As far as sizing the drawers, first you need to know what type of drawer slides you want to use. The instructions for those slides will tell you how much space to allow between the size of the drawer and the size of the opening. For example, a set of side-mount drawer glides might tell you to allow 1/2" spacing on each side, so a 20" opening would require a 19" wide drawer.


----------



## deadherring (Nov 25, 2013)

I think what's being asked is if I am planning to have the drawer front be exactly as wide as the cabinet or be wider than the width of the cabinet?

(Sorry, I have not used Sketch up)

I hadn't considered wider as a possibility (heh, this is my first time doing this). I need the cabinet butted up against something else so I'm going to aim to have the drawer front exactly as wide as the cabinet.

And, as far as the drawer slides, that make sense to me. Figure out how wide each slide will be and then subtract that from the cabinet width to get drawer width.

What about the height of the drawers? Do I just take the total height available and then distribute the height between the drawers? And, how do I accommodate for the height of the drawer front which may not be exactly the same as the height of the drawer front?

I hope I'm making sense.

Thanks.


----------



## pintodeluxe (Sep 12, 2010)

The drawers don't all have to be the same size. 
In a space 30" tall, I would usually have three drawers graduating in size. However that depends on the style and function you need. Sketch them out to scale, with two or three variations. It will quickly become clear.

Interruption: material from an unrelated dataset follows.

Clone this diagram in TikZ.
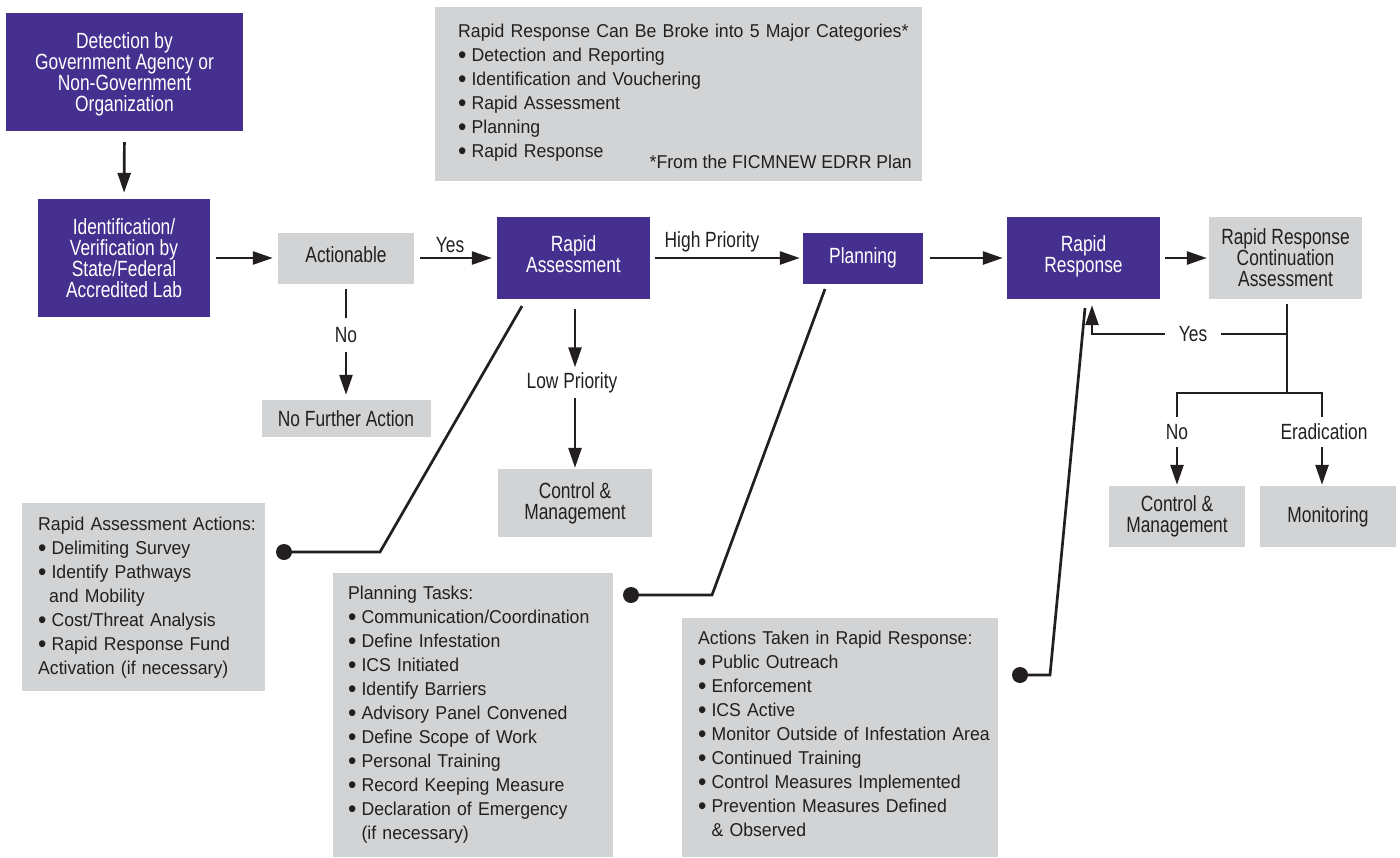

Learning to build drawers is probably less challenging than learning to use sketchup!


----------



## TaybulSawz (Oct 17, 2013)

If you decide to use side slide, which it sounds like you are, then your drawer sides should be, IMHO, 1" less than the height of your opening and the finished width will be 1" narrower than the width of the opening. Their depth should be 3/4" less than the depth of the cabinet. Does the cabinet have a Face Frame? Will you be using drawer dividers? Both of these will make a difference on how you attach the slides and on the height of the drawer boxes. If you don't have a face frame then using Drawer fronts could be problematic.


----------



## CharlieM1958 (Nov 7, 2006)

When I flush with the cabinet frame, I meant like in the photo below, as opposed fronts that overlap the frame.


----------



## deadherring (Nov 25, 2013)

Ok, thanks everyone, this is starting to make sense.

Dumb question: I've seen face frames used before-is there any advantage to using one vs. not? If I plan to have the drawer fronts overlap the cabinet frame, is it not needed because the drawer fronts will cover the plywood?

Thanks.


----------



## CharlieM1958 (Nov 7, 2006)

You should be fine. It sounds like you are planning to do it the same way I did these:


----------



## deadherring (Nov 25, 2013)

Exactly. Thank you Charlie. (looks like a really nice piece, BTW).


----------



## TaybulSawz (Oct 17, 2013)

In the absence of a Face frame then your drawer dimensions can be what ever you want. You should be aware that they should be space 3/4" top to bottom to allow for "Tip Out" Removal of the drawers from the slides. Soo… If your drawer heiight is 5" the drawer above it should be mounted 5 3/4" above the previous slide. That's if you're using a standard BLUM style slide as slhown in Charlies's pic.


----------



## deadherring (Nov 25, 2013)

@Taybulsawz: Great point, thanks. Definitely would have been frustrating when I finished everything and couldnt get a drawer out.

Just to clarify: If your drawer height is 5" the drawer above it should be mounted 5 3/4" above the previous slide.

I think this means to leave 3/4" between the top of one drawer and the bottom of another? (the drawer frame, not the drawer front, right?)

Thanks.


----------



## brtech (May 26, 2010)

That's assuming the BLUM style shown, right? If you use the full extension slide (Accuride or equivalent), they slide straight in and out. Still need spacing, but not so much. Maybe 1/2" or even less.

Of course the drawer front is normally bigger than the drawer box front, and there isn't a whole lot of downside to making the sides a bit smaller to get more spacing.


----------



## TaybulSawz (Oct 17, 2013)

Yes You understand correctly what I was meaning. The Drawer box not the final Drawer Front.


----------